Last but not least was our resplendent buffet breakfast, remarkable for its Russo-Nordic flare. We were cordially greeted at the restaurant reception by a dapper Finnish maître d’,offering flutes of “sparkling wine” and orange juice. A window table view still offered no more than grey seas choked with sheets of ice, and then the Stockholm Archipelago islands wreathed in swathes of impenetrable mist.
But our meal soon occupied us fully, as there was a superb selection of cold cuts, cheeses, and sliced salad greens with pickles and peppers, finely diced onions and cream-drenched col’-slaw. A variety of breads – rye, black and brown – and confectionary ranging from pastries and croissants to mini-waffles and blinis, were accompanied by preserves made from the local berries. Fish, of course, in various forms – rollmops, smoked salmon slices and baked white cuts, hot foods such as sausages, savoury-filled tomatoes, bacon and scrambled eggs, and a table offering glass jars containing various cereals and muesli, with honey, diced dried fruits and nuts. In the interests of donning my jeans with minimal discomfort, I virtuously opted simply for bran flakes and a little fruit salad with berries, completed with SA rooibos tea which I carry in my bag at all times. European coffee is known to increase in strength the further north one travels, rendering Finnish coffee of such lethal potency as to guarantee a mazurka on the table-tops and insomnia for a week!
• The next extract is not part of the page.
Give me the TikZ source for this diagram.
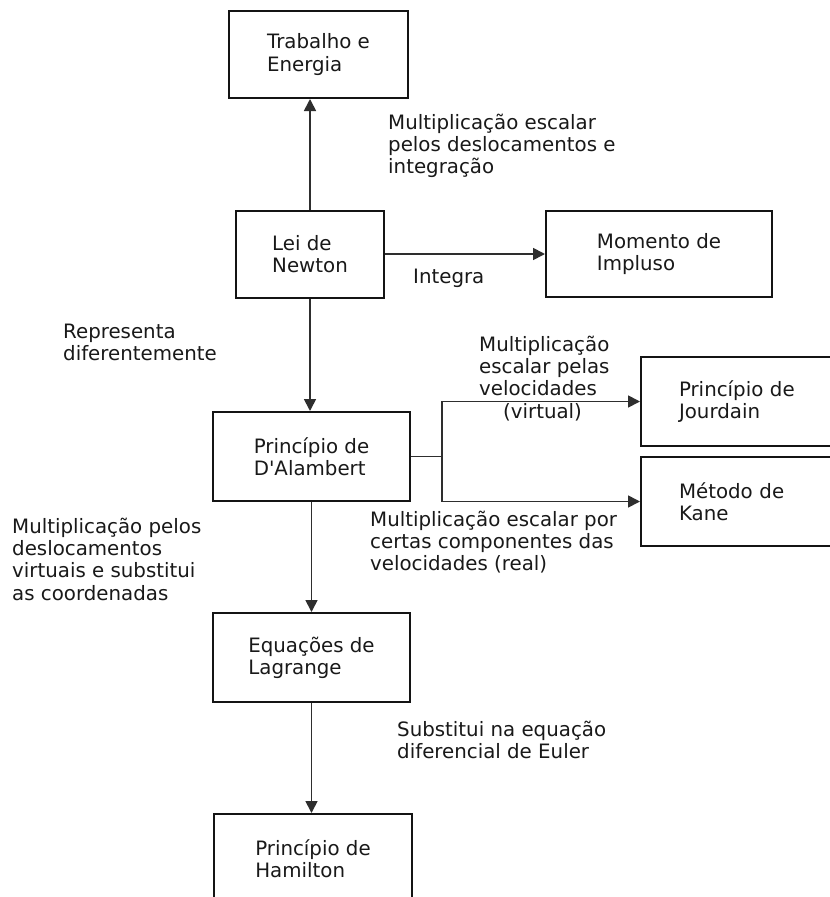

Our long weekend in Helsinki, with Baltic crossing, was a thoroughly interesting experience. I had not anticipated such a fascinating historical and gourmet adventure – indeed I handy known what to expect. But I have come away with a number of strong impressions: severe and prolonged winter conditions, the sauna is the centre of family and social life – necessary in such a punishing climate, genuinely blonde women (unlike the many Swedish bottle-blondes), strong – if youthful – nationalism, higher prices for everything than in Stockholm, attractive and varied architecture, and enchanting Kallevalic mythological literature.